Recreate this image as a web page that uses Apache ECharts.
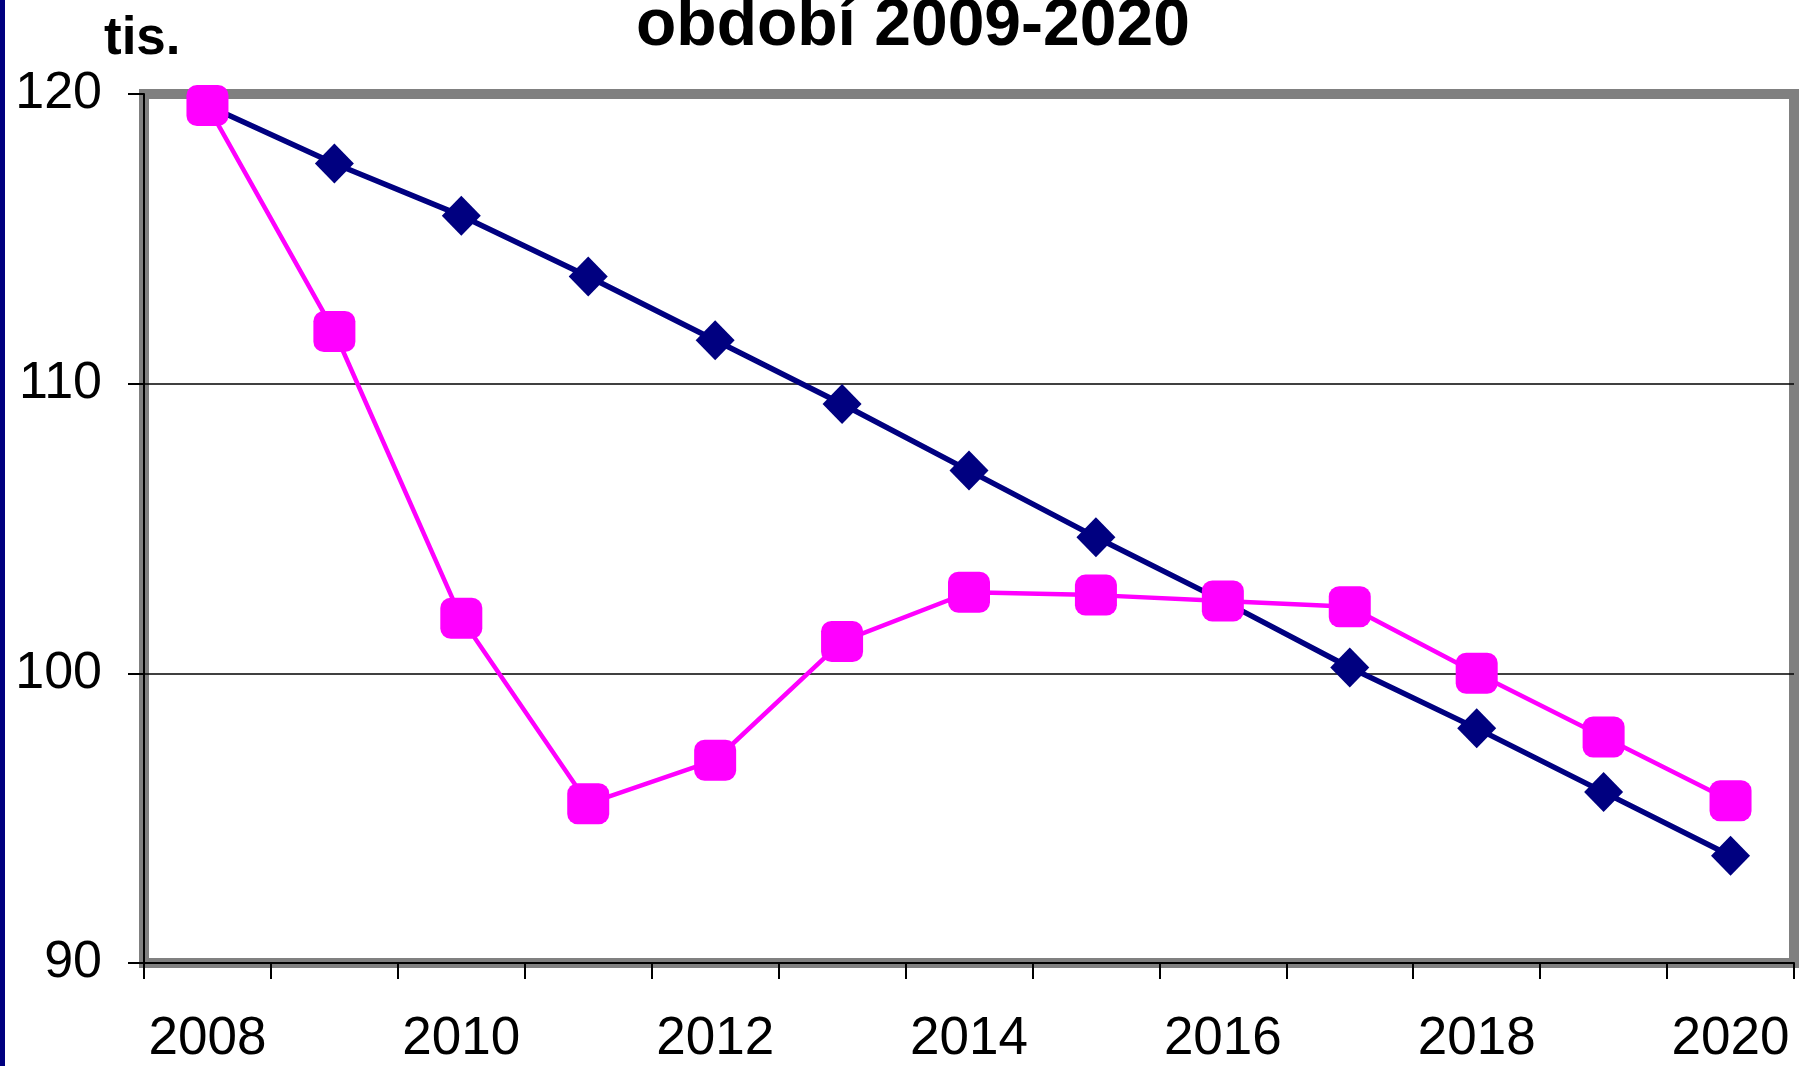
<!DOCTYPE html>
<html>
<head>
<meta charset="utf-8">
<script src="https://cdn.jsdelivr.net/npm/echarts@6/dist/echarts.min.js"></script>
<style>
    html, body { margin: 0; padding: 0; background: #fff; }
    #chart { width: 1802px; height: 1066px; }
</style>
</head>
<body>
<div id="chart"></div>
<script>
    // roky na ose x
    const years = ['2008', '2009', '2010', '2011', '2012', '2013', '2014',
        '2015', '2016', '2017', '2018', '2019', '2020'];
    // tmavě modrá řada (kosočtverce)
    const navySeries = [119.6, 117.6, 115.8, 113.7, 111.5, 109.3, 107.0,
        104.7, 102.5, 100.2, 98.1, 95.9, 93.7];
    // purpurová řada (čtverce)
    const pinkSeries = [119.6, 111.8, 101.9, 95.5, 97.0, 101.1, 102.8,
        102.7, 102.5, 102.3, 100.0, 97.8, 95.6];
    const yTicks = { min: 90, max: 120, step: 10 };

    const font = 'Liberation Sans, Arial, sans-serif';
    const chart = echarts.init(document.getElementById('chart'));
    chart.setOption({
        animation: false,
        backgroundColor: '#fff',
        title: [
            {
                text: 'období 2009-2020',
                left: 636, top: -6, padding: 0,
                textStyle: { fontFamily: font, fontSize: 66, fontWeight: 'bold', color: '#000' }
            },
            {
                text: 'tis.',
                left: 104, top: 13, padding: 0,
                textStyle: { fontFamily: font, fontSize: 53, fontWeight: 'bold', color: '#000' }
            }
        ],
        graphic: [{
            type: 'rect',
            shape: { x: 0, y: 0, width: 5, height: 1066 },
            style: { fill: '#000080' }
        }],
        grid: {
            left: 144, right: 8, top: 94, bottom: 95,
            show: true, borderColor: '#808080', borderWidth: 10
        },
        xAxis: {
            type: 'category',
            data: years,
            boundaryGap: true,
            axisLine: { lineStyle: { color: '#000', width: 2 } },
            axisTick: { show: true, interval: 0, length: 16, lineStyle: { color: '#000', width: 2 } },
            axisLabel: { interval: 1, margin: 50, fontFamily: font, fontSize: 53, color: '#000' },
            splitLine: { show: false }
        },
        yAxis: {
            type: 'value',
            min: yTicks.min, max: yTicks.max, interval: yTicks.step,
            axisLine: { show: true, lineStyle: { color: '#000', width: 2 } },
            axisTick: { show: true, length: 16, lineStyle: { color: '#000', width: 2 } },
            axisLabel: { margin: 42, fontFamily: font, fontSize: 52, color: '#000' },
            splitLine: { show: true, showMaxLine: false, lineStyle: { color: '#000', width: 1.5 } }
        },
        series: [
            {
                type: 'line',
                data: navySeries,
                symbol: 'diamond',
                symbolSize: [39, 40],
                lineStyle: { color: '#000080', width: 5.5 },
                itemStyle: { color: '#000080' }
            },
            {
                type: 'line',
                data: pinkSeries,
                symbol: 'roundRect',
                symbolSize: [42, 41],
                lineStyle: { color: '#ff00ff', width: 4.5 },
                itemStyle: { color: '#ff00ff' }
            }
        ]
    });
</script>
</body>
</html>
---
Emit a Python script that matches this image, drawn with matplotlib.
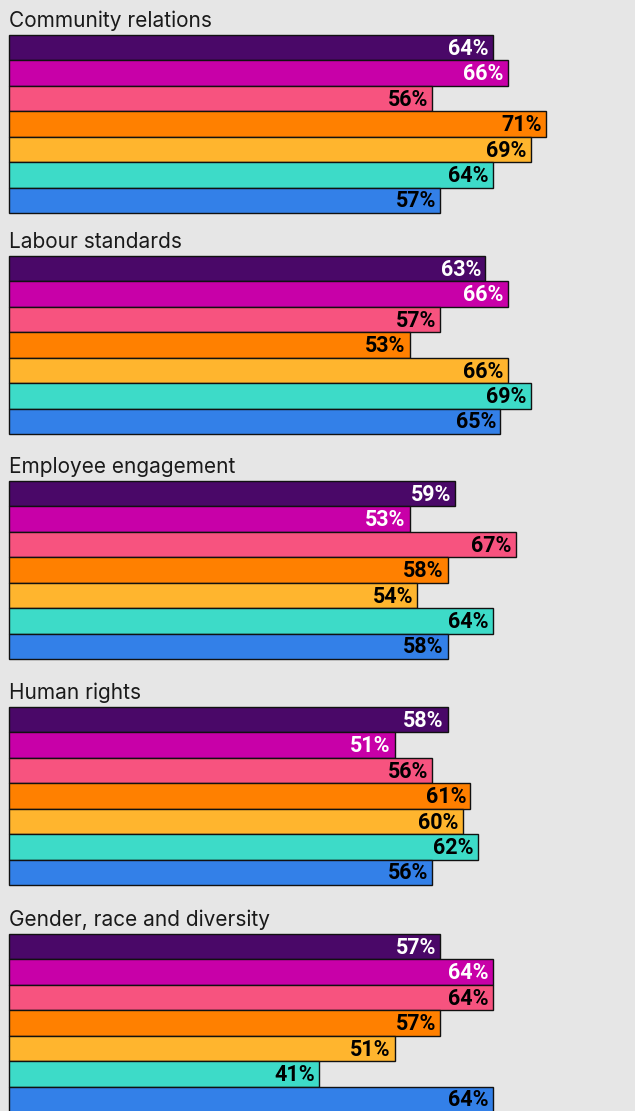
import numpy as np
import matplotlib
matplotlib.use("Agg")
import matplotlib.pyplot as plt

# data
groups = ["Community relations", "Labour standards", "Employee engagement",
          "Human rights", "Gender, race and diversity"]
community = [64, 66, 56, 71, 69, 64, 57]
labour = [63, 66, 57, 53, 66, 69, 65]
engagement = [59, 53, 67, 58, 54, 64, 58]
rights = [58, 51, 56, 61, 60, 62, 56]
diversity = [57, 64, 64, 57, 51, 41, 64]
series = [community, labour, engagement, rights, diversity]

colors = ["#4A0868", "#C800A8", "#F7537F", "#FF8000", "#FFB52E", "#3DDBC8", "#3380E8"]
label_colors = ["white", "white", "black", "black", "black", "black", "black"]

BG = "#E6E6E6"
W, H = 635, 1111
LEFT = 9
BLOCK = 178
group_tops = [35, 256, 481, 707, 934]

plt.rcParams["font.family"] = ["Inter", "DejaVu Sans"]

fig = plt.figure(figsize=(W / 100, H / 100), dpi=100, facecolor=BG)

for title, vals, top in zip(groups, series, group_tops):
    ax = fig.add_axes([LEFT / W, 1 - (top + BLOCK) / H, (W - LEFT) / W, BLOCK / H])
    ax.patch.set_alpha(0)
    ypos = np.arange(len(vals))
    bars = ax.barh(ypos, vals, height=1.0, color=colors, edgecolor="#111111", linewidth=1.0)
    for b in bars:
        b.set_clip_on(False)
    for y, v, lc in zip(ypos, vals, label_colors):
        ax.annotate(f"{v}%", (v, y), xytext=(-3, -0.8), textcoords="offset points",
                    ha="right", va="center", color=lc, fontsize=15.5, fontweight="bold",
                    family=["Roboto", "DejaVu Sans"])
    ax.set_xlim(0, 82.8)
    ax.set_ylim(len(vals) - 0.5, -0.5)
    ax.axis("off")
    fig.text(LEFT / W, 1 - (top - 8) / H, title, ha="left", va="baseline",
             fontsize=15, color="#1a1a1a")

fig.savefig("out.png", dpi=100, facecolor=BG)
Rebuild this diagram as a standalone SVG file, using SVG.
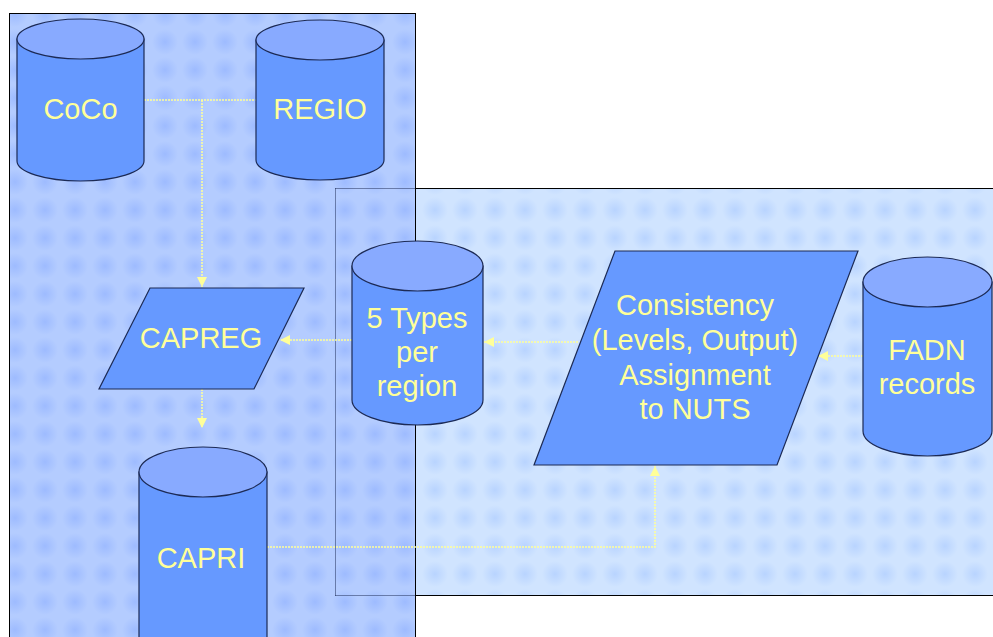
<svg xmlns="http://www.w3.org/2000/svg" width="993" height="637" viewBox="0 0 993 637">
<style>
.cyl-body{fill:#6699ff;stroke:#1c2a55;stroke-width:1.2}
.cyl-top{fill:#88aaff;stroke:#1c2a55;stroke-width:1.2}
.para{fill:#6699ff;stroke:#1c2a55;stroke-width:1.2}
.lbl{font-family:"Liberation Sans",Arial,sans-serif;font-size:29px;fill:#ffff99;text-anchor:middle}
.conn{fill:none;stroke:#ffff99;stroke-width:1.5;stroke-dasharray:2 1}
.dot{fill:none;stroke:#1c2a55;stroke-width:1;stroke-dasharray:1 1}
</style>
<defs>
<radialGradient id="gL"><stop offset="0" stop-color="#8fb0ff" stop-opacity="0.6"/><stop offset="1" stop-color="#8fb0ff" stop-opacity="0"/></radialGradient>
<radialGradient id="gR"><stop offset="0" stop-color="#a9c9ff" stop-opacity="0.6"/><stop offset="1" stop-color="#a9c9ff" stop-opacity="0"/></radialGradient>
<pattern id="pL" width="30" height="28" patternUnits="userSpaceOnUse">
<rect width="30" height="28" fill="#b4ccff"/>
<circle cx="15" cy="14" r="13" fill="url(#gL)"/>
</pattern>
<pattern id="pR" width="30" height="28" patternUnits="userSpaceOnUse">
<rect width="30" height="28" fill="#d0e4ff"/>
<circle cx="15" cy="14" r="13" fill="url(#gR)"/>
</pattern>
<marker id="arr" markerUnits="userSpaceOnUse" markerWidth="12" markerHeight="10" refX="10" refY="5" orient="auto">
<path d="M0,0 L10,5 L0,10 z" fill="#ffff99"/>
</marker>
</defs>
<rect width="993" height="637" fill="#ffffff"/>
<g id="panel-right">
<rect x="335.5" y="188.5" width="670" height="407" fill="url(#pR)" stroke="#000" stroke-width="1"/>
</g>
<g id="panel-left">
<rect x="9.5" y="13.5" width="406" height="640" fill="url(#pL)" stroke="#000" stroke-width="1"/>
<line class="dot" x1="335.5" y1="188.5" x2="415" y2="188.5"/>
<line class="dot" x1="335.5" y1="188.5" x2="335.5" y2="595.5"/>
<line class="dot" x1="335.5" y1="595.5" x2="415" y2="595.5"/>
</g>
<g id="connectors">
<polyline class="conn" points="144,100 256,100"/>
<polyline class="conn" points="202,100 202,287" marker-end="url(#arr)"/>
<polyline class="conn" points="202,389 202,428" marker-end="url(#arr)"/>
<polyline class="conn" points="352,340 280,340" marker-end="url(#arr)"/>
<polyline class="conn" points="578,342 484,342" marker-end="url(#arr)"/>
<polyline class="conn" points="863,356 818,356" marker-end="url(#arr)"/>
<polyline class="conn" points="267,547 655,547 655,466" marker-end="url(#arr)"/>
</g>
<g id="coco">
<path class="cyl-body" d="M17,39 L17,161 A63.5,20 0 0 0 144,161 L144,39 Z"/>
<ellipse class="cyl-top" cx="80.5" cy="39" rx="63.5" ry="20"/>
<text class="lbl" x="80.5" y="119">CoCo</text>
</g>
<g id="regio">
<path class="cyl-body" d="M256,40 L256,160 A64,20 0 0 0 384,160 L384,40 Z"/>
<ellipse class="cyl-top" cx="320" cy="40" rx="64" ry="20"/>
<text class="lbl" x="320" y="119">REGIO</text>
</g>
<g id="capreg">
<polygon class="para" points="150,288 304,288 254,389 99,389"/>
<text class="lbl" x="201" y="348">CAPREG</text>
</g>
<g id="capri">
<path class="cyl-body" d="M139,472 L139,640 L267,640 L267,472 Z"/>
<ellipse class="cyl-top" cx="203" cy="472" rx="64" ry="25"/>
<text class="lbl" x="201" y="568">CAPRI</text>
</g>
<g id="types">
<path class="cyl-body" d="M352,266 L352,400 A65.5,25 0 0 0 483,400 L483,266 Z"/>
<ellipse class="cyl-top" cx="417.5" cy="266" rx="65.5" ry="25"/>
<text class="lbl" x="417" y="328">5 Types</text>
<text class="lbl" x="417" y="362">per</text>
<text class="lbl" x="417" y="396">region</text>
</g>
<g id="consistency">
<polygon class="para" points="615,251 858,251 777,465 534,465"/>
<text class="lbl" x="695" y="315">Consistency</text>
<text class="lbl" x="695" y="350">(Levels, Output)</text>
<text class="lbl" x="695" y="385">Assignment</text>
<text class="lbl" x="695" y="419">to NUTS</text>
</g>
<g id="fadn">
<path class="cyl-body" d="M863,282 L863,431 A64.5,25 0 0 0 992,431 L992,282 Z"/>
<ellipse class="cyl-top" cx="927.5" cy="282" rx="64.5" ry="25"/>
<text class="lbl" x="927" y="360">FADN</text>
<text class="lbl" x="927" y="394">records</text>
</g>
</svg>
---
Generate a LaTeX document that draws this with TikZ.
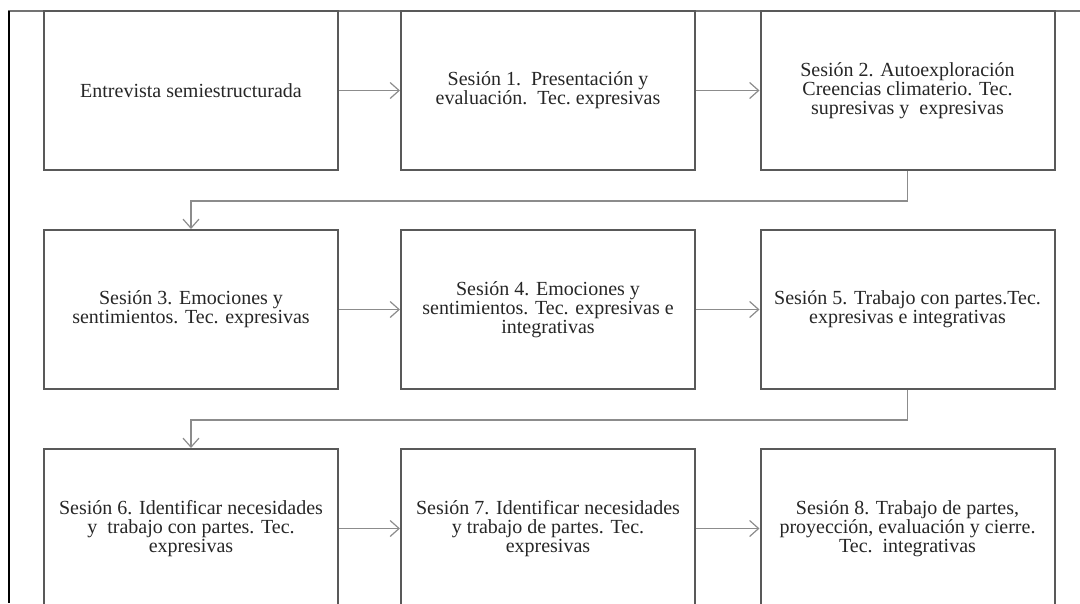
---
Looking above, find the stretch of lines that opens with the one holding "Emit a Python" and closes with the one holding "fig = plt.figure(figsize=(W". Copy it exactly, pictures excluded.

Emit a Python script that matches this image, drawn with matplotlib.
import numpy as np
import matplotlib
matplotlib.use("Agg")
import matplotlib.pyplot as plt

# data
groups = ["Community relations", "Labour standards", "Employee engagement",
          "Human rights", "Gender, race and diversity"]
community = [64, 66, 56, 71, 69, 64, 57]
labour = [63, 66, 57, 53, 66, 69, 65]
engagement = [59, 53, 67, 58, 54, 64, 58]
rights = [58, 51, 56, 61, 60, 62, 56]
diversity = [57, 64, 64, 57, 51, 41, 64]
series = [community, labour, engagement, rights, diversity]

colors = ["#4A0868", "#C800A8", "#F7537F", "#FF8000", "#FFB52E", "#3DDBC8", "#3380E8"]
label_colors = ["white", "white", "black", "black", "black", "black", "black"]

BG = "#E6E6E6"
W, H = 635, 1111
LEFT = 9
BLOCK = 178
group_tops = [35, 256, 481, 707, 934]

plt.rcParams["font.family"] = ["Inter", "DejaVu Sans"]

fig = plt.figure(figsize=(W / 100, H / 100), dpi=100, facecolor=BG)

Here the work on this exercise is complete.